* [Records to process]
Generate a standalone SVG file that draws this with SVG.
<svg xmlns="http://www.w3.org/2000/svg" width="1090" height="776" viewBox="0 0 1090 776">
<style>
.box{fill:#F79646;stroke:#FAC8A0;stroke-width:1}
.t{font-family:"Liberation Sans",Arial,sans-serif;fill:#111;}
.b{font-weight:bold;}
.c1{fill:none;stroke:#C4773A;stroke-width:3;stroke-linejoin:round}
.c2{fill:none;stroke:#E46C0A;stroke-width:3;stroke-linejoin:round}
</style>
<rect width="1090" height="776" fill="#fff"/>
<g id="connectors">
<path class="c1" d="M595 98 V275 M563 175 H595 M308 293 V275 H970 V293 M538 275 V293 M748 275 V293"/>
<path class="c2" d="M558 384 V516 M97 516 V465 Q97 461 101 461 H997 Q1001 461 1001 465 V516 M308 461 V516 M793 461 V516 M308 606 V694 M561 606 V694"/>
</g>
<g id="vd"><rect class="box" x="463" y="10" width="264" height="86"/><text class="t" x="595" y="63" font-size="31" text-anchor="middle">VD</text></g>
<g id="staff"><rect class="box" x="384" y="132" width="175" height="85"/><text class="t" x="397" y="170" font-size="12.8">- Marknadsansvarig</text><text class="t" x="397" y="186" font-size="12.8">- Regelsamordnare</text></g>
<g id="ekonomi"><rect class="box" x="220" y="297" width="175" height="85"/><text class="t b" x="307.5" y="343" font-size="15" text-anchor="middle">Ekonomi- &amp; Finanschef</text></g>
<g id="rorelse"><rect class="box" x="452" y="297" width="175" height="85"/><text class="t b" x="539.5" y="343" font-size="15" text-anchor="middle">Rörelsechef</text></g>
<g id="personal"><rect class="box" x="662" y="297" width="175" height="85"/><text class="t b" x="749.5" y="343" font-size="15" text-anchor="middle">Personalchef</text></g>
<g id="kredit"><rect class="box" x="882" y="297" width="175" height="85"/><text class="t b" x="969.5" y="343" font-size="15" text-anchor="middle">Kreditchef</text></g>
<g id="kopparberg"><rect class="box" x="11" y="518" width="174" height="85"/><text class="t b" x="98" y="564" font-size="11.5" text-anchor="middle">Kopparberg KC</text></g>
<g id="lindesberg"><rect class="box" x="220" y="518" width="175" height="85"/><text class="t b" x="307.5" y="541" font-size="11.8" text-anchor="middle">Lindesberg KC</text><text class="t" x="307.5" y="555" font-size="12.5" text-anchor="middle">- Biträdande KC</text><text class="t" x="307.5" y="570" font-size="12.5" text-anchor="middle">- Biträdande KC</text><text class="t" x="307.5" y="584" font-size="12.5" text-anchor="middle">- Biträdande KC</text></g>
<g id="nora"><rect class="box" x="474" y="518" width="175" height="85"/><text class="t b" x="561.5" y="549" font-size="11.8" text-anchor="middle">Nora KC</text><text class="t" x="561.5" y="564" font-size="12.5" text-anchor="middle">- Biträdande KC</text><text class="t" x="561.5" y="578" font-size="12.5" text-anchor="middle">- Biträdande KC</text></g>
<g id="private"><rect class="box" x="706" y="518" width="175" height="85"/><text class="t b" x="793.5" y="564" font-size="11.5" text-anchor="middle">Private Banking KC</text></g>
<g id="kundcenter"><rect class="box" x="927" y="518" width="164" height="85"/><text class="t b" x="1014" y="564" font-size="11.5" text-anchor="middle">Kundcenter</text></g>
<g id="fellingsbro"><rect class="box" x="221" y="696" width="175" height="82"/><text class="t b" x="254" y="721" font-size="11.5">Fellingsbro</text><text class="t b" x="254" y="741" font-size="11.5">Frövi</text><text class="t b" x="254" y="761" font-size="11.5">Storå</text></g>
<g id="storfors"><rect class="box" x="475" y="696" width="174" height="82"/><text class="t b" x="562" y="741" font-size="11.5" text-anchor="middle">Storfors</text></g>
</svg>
---
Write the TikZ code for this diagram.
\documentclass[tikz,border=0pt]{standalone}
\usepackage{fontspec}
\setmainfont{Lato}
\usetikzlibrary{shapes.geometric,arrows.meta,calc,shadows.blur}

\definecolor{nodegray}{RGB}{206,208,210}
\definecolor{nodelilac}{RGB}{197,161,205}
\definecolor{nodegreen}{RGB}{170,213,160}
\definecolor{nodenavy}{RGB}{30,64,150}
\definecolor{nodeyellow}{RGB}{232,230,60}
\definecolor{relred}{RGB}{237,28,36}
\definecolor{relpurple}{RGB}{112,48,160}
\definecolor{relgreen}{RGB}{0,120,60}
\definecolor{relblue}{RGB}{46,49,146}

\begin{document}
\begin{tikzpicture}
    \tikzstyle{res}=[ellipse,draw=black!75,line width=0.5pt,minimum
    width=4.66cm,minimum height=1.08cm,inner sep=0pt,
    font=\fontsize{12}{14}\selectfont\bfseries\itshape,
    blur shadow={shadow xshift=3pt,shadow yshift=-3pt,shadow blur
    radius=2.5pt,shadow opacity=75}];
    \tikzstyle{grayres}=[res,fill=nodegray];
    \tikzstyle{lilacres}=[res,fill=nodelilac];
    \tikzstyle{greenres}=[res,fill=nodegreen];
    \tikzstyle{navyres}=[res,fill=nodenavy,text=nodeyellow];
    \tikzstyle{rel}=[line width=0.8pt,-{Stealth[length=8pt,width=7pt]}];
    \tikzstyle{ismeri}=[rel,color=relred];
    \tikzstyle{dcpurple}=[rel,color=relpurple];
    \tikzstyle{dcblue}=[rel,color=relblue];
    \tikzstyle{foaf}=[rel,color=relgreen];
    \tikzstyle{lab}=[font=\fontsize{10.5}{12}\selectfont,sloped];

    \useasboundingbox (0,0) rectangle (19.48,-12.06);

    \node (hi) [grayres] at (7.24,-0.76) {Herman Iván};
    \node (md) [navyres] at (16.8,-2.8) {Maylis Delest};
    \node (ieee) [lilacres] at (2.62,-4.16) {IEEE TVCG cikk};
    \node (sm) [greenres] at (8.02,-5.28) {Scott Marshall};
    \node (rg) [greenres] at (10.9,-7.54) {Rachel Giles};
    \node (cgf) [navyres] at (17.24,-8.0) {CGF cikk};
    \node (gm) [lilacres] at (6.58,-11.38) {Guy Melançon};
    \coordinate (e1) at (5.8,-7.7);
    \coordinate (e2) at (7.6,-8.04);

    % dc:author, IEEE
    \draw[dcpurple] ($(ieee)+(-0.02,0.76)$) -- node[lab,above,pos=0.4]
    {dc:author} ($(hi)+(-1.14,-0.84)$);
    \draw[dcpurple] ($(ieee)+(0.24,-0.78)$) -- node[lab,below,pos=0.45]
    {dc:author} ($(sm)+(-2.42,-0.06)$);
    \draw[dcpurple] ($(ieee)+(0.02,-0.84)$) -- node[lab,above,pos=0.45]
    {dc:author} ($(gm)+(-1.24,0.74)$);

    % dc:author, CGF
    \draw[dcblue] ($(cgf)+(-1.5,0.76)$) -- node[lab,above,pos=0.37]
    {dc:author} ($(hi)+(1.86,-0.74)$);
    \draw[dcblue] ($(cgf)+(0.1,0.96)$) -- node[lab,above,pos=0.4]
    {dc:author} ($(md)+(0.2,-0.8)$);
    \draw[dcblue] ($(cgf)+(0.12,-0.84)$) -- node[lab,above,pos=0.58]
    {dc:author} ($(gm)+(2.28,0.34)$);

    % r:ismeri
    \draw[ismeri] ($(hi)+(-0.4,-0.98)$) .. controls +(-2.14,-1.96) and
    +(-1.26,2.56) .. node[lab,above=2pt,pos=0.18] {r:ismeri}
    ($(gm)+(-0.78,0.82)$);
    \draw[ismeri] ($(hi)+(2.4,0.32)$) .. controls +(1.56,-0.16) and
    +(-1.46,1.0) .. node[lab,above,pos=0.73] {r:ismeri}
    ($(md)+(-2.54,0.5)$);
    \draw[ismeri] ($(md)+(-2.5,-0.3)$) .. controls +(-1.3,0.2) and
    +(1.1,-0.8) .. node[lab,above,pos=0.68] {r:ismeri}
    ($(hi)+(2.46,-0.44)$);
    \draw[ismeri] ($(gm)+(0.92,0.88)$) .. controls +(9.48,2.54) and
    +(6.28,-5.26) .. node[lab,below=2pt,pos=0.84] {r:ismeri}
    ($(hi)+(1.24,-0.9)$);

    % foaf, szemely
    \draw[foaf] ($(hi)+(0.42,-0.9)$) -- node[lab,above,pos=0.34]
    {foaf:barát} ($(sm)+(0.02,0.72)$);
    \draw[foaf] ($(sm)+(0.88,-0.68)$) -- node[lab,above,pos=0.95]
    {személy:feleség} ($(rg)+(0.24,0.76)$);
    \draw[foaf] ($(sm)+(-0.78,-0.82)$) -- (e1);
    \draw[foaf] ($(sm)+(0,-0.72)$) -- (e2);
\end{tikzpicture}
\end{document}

* [Task prompt] Pick each line holding the word "standalone" out of the listing.

* [Response to the task]
Generate a standalone SVG file that draws this with SVG.
\documentclass[tikz,border=0pt]{standalone}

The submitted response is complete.